The December quarter result of auto component maker Motherson Sumi Systems Ltd (MSSL) was a pleasant surprise for investors. A 23% rise in consolidated operating profit from a year earlier was driven partly by higher sales, and by lower input costs. Just six months ago, the Street punished this stock on fears of a massive sales pullback after its major customer Volkswagen AG suffered a setback on account of the emission tests scandal in the US.
But those fears have proved to be overdone. The quarter’s 9% growth in net revenue may have been a tad lower than forecast. This was because domestic sales were hit by Chennai floods and they grew by only 2%. It was also partly the effect of pass-through of low commodity prices.
That said, MSSL’s overseas operations made up for it. The European business, which accounts for about two-thirds of consolidated revenue, did well in the December quarter. Two large subsidiaries that make internal and external modules for automobiles, like rear-view mirrors, wiring harnesses, door panels, bumpers, etc. continued to clock stable sales growth across world markets. However, revenue in rupee terms grew at a lower rate than in euro terms, due to the unfavourable currency movement during the quarter.
What has kept the stock ticking, in spite of the recent adversities, is its strong order book that holds the promise of sustained revenue growth in the next few years. That is perhaps why the stock trades at an expensive 17 times the estimated earnings per share of fiscal year 2017.
Yet, there are risks to this promise. MSSL hopes to diversify into new markets like China, Brazil and America in order to reduce its exposure to Europe. But some of these emerging markets too are now hit by slowdown, and growth in developed markets is yet to prove its sustainability. Any drop in sales volume will have an effect on economies of scale, which in turn may hurt profitability.

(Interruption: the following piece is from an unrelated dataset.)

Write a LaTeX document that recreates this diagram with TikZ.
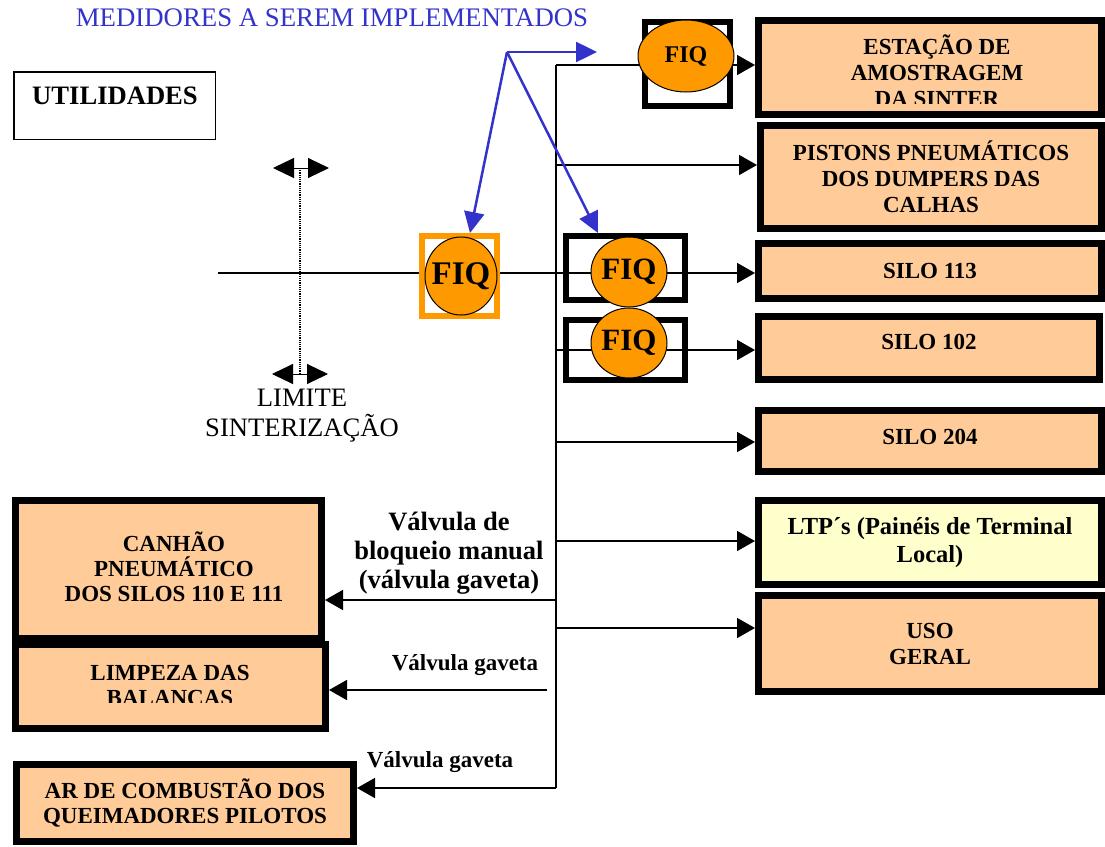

For the December quarter, MSSL’s consolidated operating margin of 10% was higher by 120 basis points from a year back, though marginally lower than in the September quarter. Much of this accrued from the stand-alone business, while that of the overseas subsidiaries is slowly getting better. Some analysts also fear that any further large-ticket acquisitions could mar profit growth, until the world auto market shows strong traction
The writer does not own shares in the above-mentioned companies.